Podobnie jak Lach i Jaskuła – boję się. Nie wiem czy jadący za mną kierowca za chwilę mnie nie zepchnie do rowu. Albo wyprzedzi i nagle zahamuje, jak było kilka tygodni temu w okolicach Zakopanego. Albo potrąci i ucieknie z miejsca wypadku, jak w przypadku Franciszka Gustowskiego, 78-letniego kolarza-amatora. Nie mówiąc już o wypadku Rity Malinkiewicz i Kasi Konwy, gdzie samochód jadący z naprzeciwka po prostu w nie wjechał…

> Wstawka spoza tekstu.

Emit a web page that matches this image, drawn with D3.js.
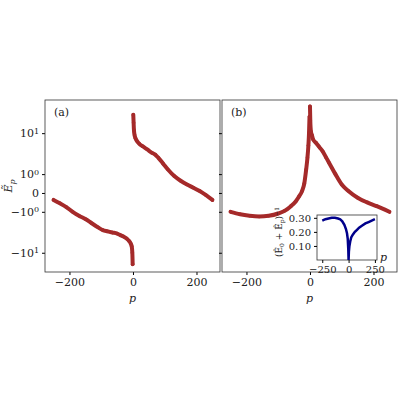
<!DOCTYPE html>
<html><head><meta charset="utf-8">
<script src="https://cdn.jsdelivr.net/npm/d3@7"></script>
<style>body{margin:0;background:#fff}text{font-family:"DejaVu Serif",serif;font-size:11px;fill:#222}</style>
</head><body><svg id="viz" width="400" height="400"></svg>
<script>
// panel (a): two branches
var aNegP = [-250,-230,-210,-190,-170,-150,-130,-110,-95,-80,-65,-50,-40,-30,-20,-12,-7,-4,-2,-1]
var aNegE = [-0.37,-0.55,-0.75,-1.0,-1.25,-1.5,-1.9,-2.4,-2.8,-3.0,-3.2,-3.4,-3.7,-4.0,-4.5,-5.2,-6.0,-7,-10,-19]
var aPosP = [1,2,3,5,8,12,20,30,45,60,70,80,95,110,130,150,170,190,210,230,250]
var aPosE = [28,18,12,9,7.5,6.5,5.5,4.8,4.0,3.3,3.0,2.5,1.8,1.3,0.9,0.65,0.45,0.28,0.1,-0.12,-0.37]
// panel (b)
var bNegP = [-250,-220,-190,-160,-130,-100,-80,-60,-45,-35,-25,-18,-12,-8,-5,-3,-1.5]
var bNegE = [-1.0,-1.15,-1.25,-1.3,-1.25,-1.1,-0.95,-0.7,-0.45,-0.2,0.1,0.5,1.3,2.5,5,10,25]
var bPosP = [0,1,3,6,10,20,30,40,50,60,80,100,120,150,180,210,250]
var bPosE = [45,20,11,9,7,5.7,4.5,3.6,2.6,1.9,1.0,0.45,0.12,-0.25,-0.5,-0.7,-1.0]
// inset
var insP = [-250,-220,-190,-160,-130,-100,-80,-60,-40,-25,-15,-8,-3,0,3,8,15,25,40,60,80,100,130,160,190,220,250]
var insV = [0.28,0.29,0.295,0.30,0.30,0.295,0.29,0.275,0.25,0.22,0.19,0.15,0.08,0.0,0.06,0.1,0.13,0.16,0.18,0.2,0.215,0.23,0.245,0.26,0.27,0.28,0.29]
var yTicks = [10, 1, 0, -1, -10]
var xTicks = [-200, 0, 200]

var svg = d3.select("#viz")
var red = "#a52a2a"
var lin = 0.46
function tr(v) { var a = Math.abs(v); return a < 1 ? v * lin : Math.sign(v) * (lin + Math.log10(a)) }

var pTop = 100, pBottom = 272
var y = d3.scaleLinear().domain([-1.93, 2.27]).range([pBottom, pTop])
var Y = v => y(tr(v))

function panel(x0, x1, label, branches, showY) {
    var x = d3.scaleLinear().domain([-277, 274]).range([x0, x1])
    var g = svg.append("g")
    g.append("g").attr("transform", `translate(0,${pBottom})`)
        .call(d3.axisBottom(x).tickValues(xTicks).tickSize(3).tickFormat(d => String(d).replace("-", "\u2212")))
        .call(a => a.selectAll("text").style("font-size", "11px"))
    var ya = g.append("g").attr("transform", `translate(${x0},0)`)
        .call(d3.axisLeft(y).tickValues(yTicks.map(tr)).tickSize(3).tickFormat(""))
    if (showY) {
        ya.selectAll(".tick text").remove()
        ya.selectAll(".tick").append("text").attr("x", -6).attr("dy", "0.32em").attr("text-anchor", "end")
            .style("font-size", "11px")
            .each(function(d, i) {
                var v = yTicks[i], t = d3.select(this)
                if (v == 0) { t.text("0"); return }
                t.append("tspan").text((v < 0 ? "\u2212" : "") + "10")
                t.append("tspan").attr("dy", "-0.45em").style("font-size", "8px").text(Math.abs(v) == 10 ? "1" : "0")
            })
    }
    g.selectAll(".domain").remove()
    g.append("rect").attr("x", x0).attr("y", pTop).attr("width", x1 - x0).attr("height", pBottom - pTop)
        .attr("fill", "none").attr("stroke", "#333").attr("stroke-width", 0.8)
    g.append("text").attr("x", x0 + 9).attr("y", pTop + 16).text(label)
    g.append("text").attr("x", (x0 + x1) / 2).attr("y", pBottom + 30).attr("text-anchor", "middle").style("font-style", "italic").text("p")
    branches.forEach(function(b) {
        var pts = b[0].map((p, i) => [x(p), Y(b[1][i])])
        g.append("path").attr("d", d3.line().curve(d3.curveMonotoneX)(pts)).attr("fill", "none")
            .attr("stroke", red).attr("stroke-width", 4).attr("stroke-linecap", "round")
        g.selectAll(null).data(pts).enter().append("circle").attr("cx", d => d[0]).attr("cy", d => d[1]).attr("r", 1.8).attr("fill", red)
    })
    return x
}

panel(45, 220, "(a)", [[aNegP, aNegE], [aPosP, aPosE]], true)
panel(222, 397, "(b)", [[bNegP, bNegE], [bPosP, bPosE]], false)

svg.append("text").attr("transform", "translate(12,186) rotate(-90)").attr("text-anchor", "middle")
    .style("font-style", "italic").html("Ẽ<tspan dy='3' style='font-size:8px'>p</tspan>")

// inset
var ix = d3.scaleLinear().domain([-300, 270]).range([317, 377])
var iy = d3.scaleLinear().domain([0, 0.32]).range([260, 215])
svg.append("rect").attr("x", 317).attr("y", 215).attr("width", 60).attr("height", 45).attr("fill", "#fff").attr("stroke", "#333").attr("stroke-width", 0.8)
var ig = svg.append("g")
ig.append("g").attr("transform", "translate(0,260)").call(d3.axisBottom(ix).tickValues([-250, 0, 250]).tickSize(3).tickFormat(d => String(d).replace("-", "\u2212")))
ig.append("g").attr("transform", "translate(317,0)").call(d3.axisLeft(iy).tickValues([0.1, 0.2, 0.3]).tickSize(3))
ig.selectAll(".domain").remove()
ig.selectAll("text").style("font-size", "10px")
ig.append("path").attr("d", d3.line().x((d, i) => ix(insP[i])).y(d => iy(d))(insV))
    .attr("fill", "none").attr("stroke", "#00008b").attr("stroke-width", 2.5)
svg.append("text").attr("x", 380).attr("y", 261).style("font-style", "italic").text("p")
svg.append("text").attr("transform", "translate(282,232) rotate(-90)").attr("text-anchor", "middle").style("font-size", "9px")
    .html("(Ê<tspan dy='2' style='font-size:6px'>0</tspan><tspan dy='-2'> + Ê</tspan><tspan dy='2' style='font-size:6px'>p</tspan><tspan dy='-2'>)</tspan><tspan dy='-3' style='font-size:6px'>−1</tspan>")
</script></body></html>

Żeby nie było. Nie tylko kierowcy samochodów są winni. Rowerzyści mają również swoje za uszami. Ile razy widziałem jak puszczają im nerwy, jak obrażają prowadzących samochody, jak jadą środkiem ulicy, albo jak nie zjeżdżają na ścieżki rowerowe.

To nie miejsce i czas, aby licytować się: kto jest bardziej winny. Przecież większość z nas jest po obu stronach „konfliktu”, czasami jedziemy rowerem, czasami samochodem. Tym bardziej nie rozumiem tej agresji, tym bardziej apeluję o wzajemny szacunek.

Jedna śmierć dziennie. Warto w końcu powiedzieć STOP.